Anyways, always great to hear Andrew talk, a much needed voice in these times of slop and low-effort software.
It was a really nice touch to have so many shoutouts to the community. To both projects and even individual.
@andrewrk regarding the dream you mentioned around minute 57:30, maybe you will like this project? https://docs.grit.io/. It doesn’t support Zig, but other than that it kinda sounds like what you would like to exist, based on what you said during the interview
Yeah I’m curious what other interviews by JetBrains look like. I feel like Andrew did a good job but the interviewer seemed to be going through a checklist of questions we already know the answers to from blogposts and such.

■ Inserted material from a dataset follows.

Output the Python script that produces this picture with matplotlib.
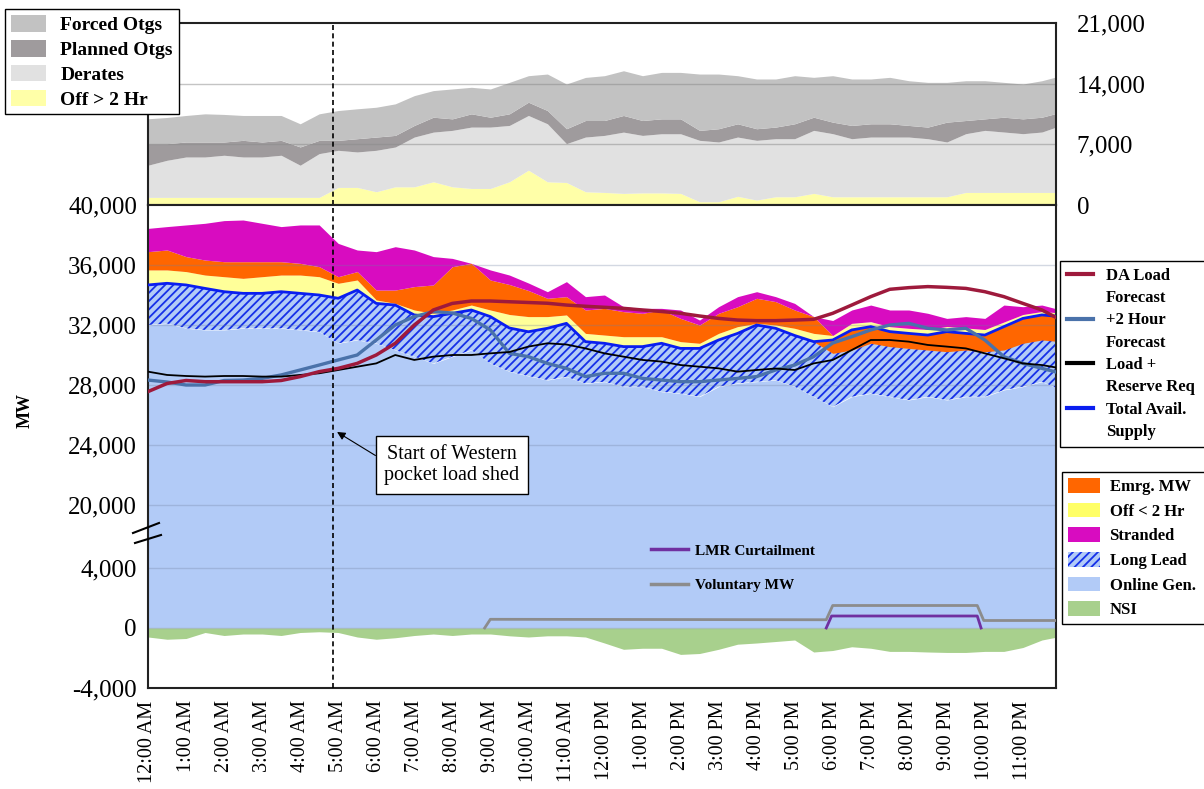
import numpy as np
import matplotlib
matplotlib.use('Agg')
import matplotlib.pyplot as plt
from matplotlib.patches import Patch
from matplotlib.lines import Line2D

plt.rcParams['font.family'] = ['Liberation Serif', 'DejaVu Serif']
plt.rcParams['hatch.linewidth'] = 1.3

# half-hour samples, 12:00 AM .. midnight
hours = np.arange(49) * 0.5
hour_labels = ['12:00 AM'] + [f'{h}:00 AM' for h in range(1, 12)] + \
              ['12:00 PM'] + [f'{h}:00 PM' for h in range(1, 12)]

# ---- main panel (MW), stacked boundaries ----
online_gen = [32000, 32100, 31780, 31670, 31670, 31780, 31780, 31780, 31670, 31550,
              30780, 31000, 30780, 30330, 29890, 29440, 29890, 30330, 29440, 28900,
              28600, 28330, 28550, 28110, 28220, 27890, 27890, 27550, 27440, 27220,
              27890, 28110, 28220, 28330, 27890, 27220, 26550, 27220, 27440, 27220,
              27000, 27220, 27000, 27220, 27220, 27670, 27890, 28220, 27670]
long_lead_top = [34670, 34780, 34670, 34440, 34220, 34110, 34110, 34220, 34110, 34000,
                 33780, 34330, 33440, 33330, 32670, 32560, 32780, 33000, 32560, 31800,
                 31550, 31780, 32110, 30890, 30780, 30560, 30560, 30780, 30440, 30440,
                 31000, 31440, 32000, 31780, 31300, 30890, 30110, 30330, 30780, 30560,
                 30440, 30330, 30220, 30330, 30220, 30330, 30780, 31000, 30890]
total_avail = [34670, 34780, 34670, 34440, 34220, 34110, 34110, 34220, 34110, 34000,
               33780, 34330, 33440, 33330, 32670, 32560, 32780, 33000, 32560, 31800,
               31550, 31780, 32110, 30890, 30780, 30560, 30560, 30780, 30440, 30440,
               31000, 31440, 32000, 31780, 31300, 30890, 31000, 31670, 31890, 31560,
               31440, 31330, 31560, 31440, 31330, 31890, 32440, 32670, 32560]
off_lt2_top = [35670, 35670, 35560, 35330, 35220, 35110, 35220, 35330, 35330, 35220,
               34780, 35000, 33670, 33440, 33000, 32780, 33000, 33330, 33000, 32700,
               32560, 32560, 32670, 31440, 31330, 31220, 31220, 31220, 30890, 30780,
               31440, 31890, 32110, 32000, 31780, 31440, 31300, 32110, 32220, 31890,
               31780, 31700, 31900, 31800, 31700, 32200, 32700, 32900, 32800]
emrg_top = [36890, 37000, 36560, 36330, 36220, 36220, 36220, 36220, 36110, 35890,
            35220, 35560, 34330, 34330, 34560, 34670, 35890, 36110, 35000, 34700,
            34300, 33780, 33890, 33000, 33110, 32890, 32780, 33000, 32440, 32000,
            32780, 33220, 33780, 33560, 33000, 32560, 31300, 32110, 32220, 31890,
            31780, 31700, 31900, 31800, 31700, 32200, 32700, 32900, 32800]
stranded_top = [38440, 38560, 38670, 38780, 38960, 39000, 38780, 38560, 38670, 38670,
                37440, 37000, 36890, 37220, 37000, 36560, 36440, 36110, 35670, 35330,
                34800, 34220, 34890, 33890, 34000, 33220, 33110, 33110, 33000, 32330,
                33220, 33890, 34220, 33890, 33440, 32560, 32300, 33000, 33330, 33000,
                33000, 32780, 32440, 32560, 32440, 33330, 33220, 33330, 33000]
nsi = [-600, -750, -700, -300, -500, -400, -400, -500, -300, -250,
       -300, -600, -750, -650, -500, -400, -500, -400, -400, -520,
       -600, -520, -520, -600, -1000, -1420, -1350, -1350, -1760, -1700,
       -1420, -1080, -1000, -900, -800, -1600, -1500, -1250, -1350, -1560,
       -1560, -1600, -1630, -1630, -1560, -1560, -1300, -800, -550]

da_load = [27560, 28100, 28300, 28220, 28220, 28220, 28220, 28300, 28560, 28890,
           29110, 29440, 30000, 30780, 32000, 33000, 33440, 33600, 33600, 33550,
           33500, 33450, 33330, 33250, 33180, 33110, 33000, 32900, 32780, 32600,
           32440, 32330, 32290, 32290, 32330, 32380, 32780, 33330, 33890, 34380,
           34490, 34560, 34510, 34440, 34220, 33890, 33440, 33000, 32330]
plus2h = [28330, 28200, 28000, 28000, 28300, 28330, 28440, 28670, 29000, 29330,
          29670, 30000, 31000, 32000, 32560, 32890, 32800, 32440, 31670, 30110,
          29890, 29440, 29110, 28560, 28780, 28780, 28440, 28330, 28220, 28220,
          28330, 28440, 28560, 29000, 29330, 29890, 30800, 31220, 31670, 32000,
          32110, 31780, 31670, 31780, 31000, 29890, 29440, 29110, 28780]
load_reserve = [28890, 28670, 28600, 28560, 28600, 28600, 28560, 28560, 28670, 28780,
                29000, 29220, 29440, 30000, 29670, 29890, 30000, 30000, 30110, 30200,
                30560, 30780, 30700, 30440, 30110, 29890, 29670, 29560, 29330, 29220,
                29110, 28890, 29000, 29100, 29000, 29440, 29670, 30330, 31000, 31000,
                30890, 30670, 30560, 30440, 30110, 29780, 29440, 29330, 29110]

lmr_hours = [17.83, 17.97, 21.8, 21.9]
lmr_mw = [0, 800, 800, 0]
vol_hours = [8.85, 9.0, 17.83, 18.0, 21.8, 21.97, 23.9]
vol_mw = [0, 580, 550, 1500, 1500, 500, 500]

load_shed_start = 4.86

# ---- outage panel (MW), stacked boundaries ----
off_gt2hr = [880, 880, 880, 880, 880, 880, 880, 880, 880, 880,
             2030, 2030, 1530, 2100, 2100, 2680, 2100, 1910, 1910, 2680,
             4020, 2680, 2600, 1530, 1450, 1340, 1400, 1400, 1340, 380,
             380, 1000, 570, 950, 950, 1340, 950, 950, 950, 950,
             950, 950, 950, 1450, 1450, 1450, 1450, 1450, 1450]
derates_top = [4590, 5160, 5540, 5540, 5740, 5540, 5540, 5740, 4590, 5930,
               6310, 6120, 6310, 6690, 7840, 8410, 8610, 8990, 8990, 9180,
               10330, 9370, 7080, 7840, 8030, 8410, 8030, 8220, 8220, 7460,
               7270, 7840, 7460, 7650, 7650, 8610, 8230, 7650, 7840, 7840,
               7840, 7650, 7270, 8230, 8610, 8420, 8230, 8420, 9180]
planned_top = [7080, 7080, 7270, 7270, 7270, 7460, 7270, 7460, 6700, 7460,
               7460, 7650, 7840, 8030, 9180, 10130, 9940, 10520, 10130, 10520,
               11860, 10900, 8800, 9750, 9750, 10330, 9750, 9940, 9940, 8610,
               8800, 9370, 8800, 8990, 9370, 10130, 9560, 9180, 9370, 9370,
               9180, 8990, 9560, 9750, 9940, 10130, 9940, 10130, 10710]
forced_top = [9950, 10100, 10330, 10520, 10450, 10330, 10330, 10330, 9370, 10520,
              10900, 11100, 11280, 11670, 12620, 13200, 13390, 13580, 13390, 14150,
              14920, 15110, 13960, 14720, 14920, 15490, 14920, 15300, 15300, 15110,
              15110, 14920, 14540, 14540, 14920, 14730, 14920, 14540, 14540, 14730,
              14340, 14150, 14150, 14340, 14340, 14150, 13960, 14340, 14920]

main_ticks = [-4000, 0, 4000, 20000, 24000, 28000, 32000, 36000, 40000]
top_ticks = [0, 7000, 14000, 21000]


def brk(v):
    # broken axis: values below the break are shifted up to sit under 20,000
    v = np.asarray(v, dtype=float)
    return np.where(v < 12000, v + 11800, v)


W, H = 1204, 789


def box(l, t, r, b):
    return [l / W, 1 - b / H, (r - l) / W, (b - t) / H]


c_online = '#B2CBF7'
c_hatch = '#1530E8'
c_emrg = '#FF6600'
c_off = '#FFFF99'
c_str = '#D80CC0'
c_nsi = '#A8D08D'

fig = plt.figure(figsize=(W / 100, H / 100), dpi=100)
ax_top = fig.add_axes(box(148, 23, 1056, 205))
ax = fig.add_axes(box(148, 205, 1056, 688))

# outage panel
ax_top.fill_between(hours, 0, off_gt2hr, color='#FFFFA8', lw=0)
ax_top.fill_between(hours, off_gt2hr, derates_top, color='#E1E1E1', lw=0)
ax_top.fill_between(hours, derates_top, planned_top, color='#9F9B9D', lw=0)
ax_top.fill_between(hours, planned_top, forced_top, color='#C2C2C2', lw=0)
for v in top_ticks[1:3]:
    ax_top.axhline(v, color='#8A8A8A', lw=1, alpha=0.5, zorder=2)
ax_top.set_xlim(0, 23.87)
ax_top.set_ylim(0, 21000)
ax_top.set_xticks([])
ax_top.yaxis.tick_right()
ax_top.set_yticks(top_ticks)
ax_top.set_yticklabels([f'{v:,}' for v in top_ticks])
ax_top.tick_params(axis='y', length=0, pad=15, labelsize=18)
ax_top.axvline(load_shed_start, color='black', lw=1.2, dashes=(3, 2), zorder=5)

# main panel
ax.fill_between(hours, brk(0), brk(online_gen), color=c_online, lw=0, zorder=1)
ax.fill_between(hours, brk(online_gen), brk(long_lead_top), facecolor=c_online,
                edgecolor=c_hatch, hatch='////', lw=0, zorder=1)
ax.fill_between(hours, brk(long_lead_top), brk(total_avail), color=c_emrg, lw=0, zorder=1)
ax.fill_between(hours, brk(total_avail), brk(off_lt2_top), color=c_off, lw=0, zorder=1)
ax.fill_between(hours, brk(off_lt2_top), brk(emrg_top), color=c_emrg, lw=0, zorder=1)
ax.fill_between(hours, brk(emrg_top), brk(stranded_top), color=c_str, lw=0, zorder=1)
ax.fill_between(hours, brk(nsi), brk(0), color=c_nsi, lw=0, zorder=1)

for v in main_ticks[1:-1]:
    ax.axhline(brk(v), color='#7080A0', lw=1, alpha=0.3, zorder=1.5)

ax.plot(hours, brk(total_avail), color='#0A1EF0', lw=2.0, zorder=3)
ax.plot(hours, brk(plus2h), color='#4A72AA', lw=2.4, zorder=3)
ax.plot(hours, brk(load_reserve), color='black', lw=1.3, zorder=3)
ax.plot(hours, brk(da_load), color='#9E1A3C', lw=2.5, zorder=3)
ax.plot(vol_hours, brk(vol_mw), color='#8C8C8C', lw=2.0, zorder=3)
ax.plot(lmr_hours, brk(lmr_mw), color='#7030A0', lw=2.0, zorder=3)

ax.axvline(load_shed_start, color='black', lw=1.2, dashes=(3, 2), zorder=5)

ax.set_xlim(0, 23.87)
ax.set_ylim(brk(-4000), 40000)
ax.set_yticks(brk(main_ticks))
ax.set_yticklabels([f'{v:,}' for v in main_ticks])
ax.set_xticks(range(24))
ax.set_xticklabels(hour_labels, rotation=90)
ax.tick_params(axis='y', length=0, pad=8, labelsize=18)
ax.tick_params(axis='x', length=0, pad=9, labelsize=14.5)

for a in (ax, ax_top):
    for s in a.spines.values():
        s.set_linewidth(1.5)
        s.set_color('#222222')

ax.annotate('Start of Western\npocket load shed', xy=(4.97, 24867), xytext=(7.99, 22667),
            ha='center', va='center', fontsize=14.5, linespacing=1.15,
            bbox=dict(boxstyle='square,pad=0.42', fc='white', ec='black', lw=1),
            arrowprops=dict(arrowstyle='-|>', color='black', lw=0.8,
                            relpos=(0, 0.6), shrinkA=0, shrinkB=0, mutation_scale=12),
            zorder=6)

# in-plot legend
ax.legend(handles=[Line2D([], [], color='#7030A0', lw=2.5),
                   Line2D([], [], color='#8C8C8C', lw=2.5)],
          labels=['LMR Curtailment', 'Voluntary MW'],
          loc='upper left', bbox_to_anchor=(645 / W, 1 - 538 / H),
          bbox_transform=fig.transFigure, frameon=False, borderaxespad=0,
          prop=dict(weight='bold', size=11), handlelength=2.4,
          handletextpad=0.5, labelspacing=1.35)

# outage legend (top left)
fig.legend(handles=[Patch(fc='#C2C2C2', label='Forced Otgs'),
                    Patch(fc='#9F9B9D', label='Planned Otgs'),
                    Patch(fc='#E1E1E1', label='Derates'),
                    Patch(fc='#FFFFA8', label='Off > 2 Hr')],
           loc='upper left', bbox_to_anchor=(5 / W, 1 - 9 / H), borderaxespad=0,
           prop=dict(weight='bold', size=14), handlelength=1.8, handleheight=0.95,
           handletextpad=0.75, labelspacing=0.3, borderpad=0.3,
           fancybox=False, edgecolor='black', framealpha=1)

# line legend (right), box runs off the right edge as in the source
blank = Line2D([], [], color='none')
fig.legend(handles=[Line2D([], [], color='#9E1A3C', lw=3), blank,
                    Line2D([], [], color='#4A72AA', lw=3), blank,
                    Line2D([], [], color='black', lw=3), blank,
                    Line2D([], [], color='#0A1EF0', lw=3), blank],
           labels=['DA Load', 'Forecast', '+2 Hour', 'Forecast',
                   'Load +', 'Reserve Req', 'Total Avail.', 'Supply'],
           loc='upper left', bbox_to_anchor=(1060 / W, 1 - 261 / H, 170 / W, 0),
           mode='expand', borderaxespad=0,
           prop=dict(weight='bold', size=12), handlelength=1.6,
           handletextpad=0.75, labelspacing=0.38, borderpad=0.4,
           fancybox=False, edgecolor='black', framealpha=1)

# area legend (right)
fig.legend(handles=[Patch(fc=c_emrg, label='Emrg. MW'),
                    Patch(fc='#FFFF66', label='Off < 2 Hr'),
                    Patch(fc=c_str, label='Stranded'),
                    Patch(fc=c_online, ec=c_hatch, hatch='////', lw=0, label='Long Lead'),
                    Patch(fc=c_online, label='Online Gen.'),
                    Patch(fc=c_nsi, label='NSI')],
           loc='upper left', bbox_to_anchor=(1062 / W, 1 - 472 / H, 170 / W, 0),
           mode='expand', borderaxespad=0,
           prop=dict(weight='bold', size=12), handlelength=1.9, handleheight=1.0,
           handletextpad=0.6, labelspacing=0.45, borderpad=0.35,
           fancybox=False, edgecolor='black', framealpha=1)

fig.text(25 / W, 1 - 410 / H, 'MW', rotation=90, fontweight='bold', fontsize=13,
         ha='center', va='center')

# axis break marks
fig.add_artist(Line2D([133 / W, 159 / W], [1 - 533 / H, 1 - 523 / H], color='black', lw=1.5))
fig.add_artist(Line2D([135 / W, 161 / W], [1 - 543 / H, 1 - 535 / H], color='black', lw=1.5))

fig.savefig('out.png', dpi=100)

The job of an interviewer, as I see it at least, is to ask the questions that give us insight into the interviewee and/or the people they represent.
I suppose my issue is a little different than yours though; I’d be interested in and even encourage a question about subjects like unused variables, if the question was framed in a novel way. As it is a majority of the questions felt like:
Interviewer: Why did Zig [title of blog post]?
Andrew: [content of blog post]
In defense of JetBrains, the interview was not made for people already involved in the Zig community.
I do think they made some weird choices in editing (e.g. explaining what a PR is) because they themselves are a bit confused about who their target audience is (I suspect they were considering the interview also a form of thought leadership content for C-levels), but they are correct in designing an interview for the average dev rather than for hardcore Ziguanas who know every blog post already.
I thought it was quite a good ‘generic’ interview. the subs explaining things were nice as well.
Too specialized I think.
That saying: it only works for locals. Also there is no good way to track and delete other unused or even uncompilable stuff.
A really good refactoring tool would indeed be great. (the tool maybe even could be able to track above mentioned unsused uncompilable stuff).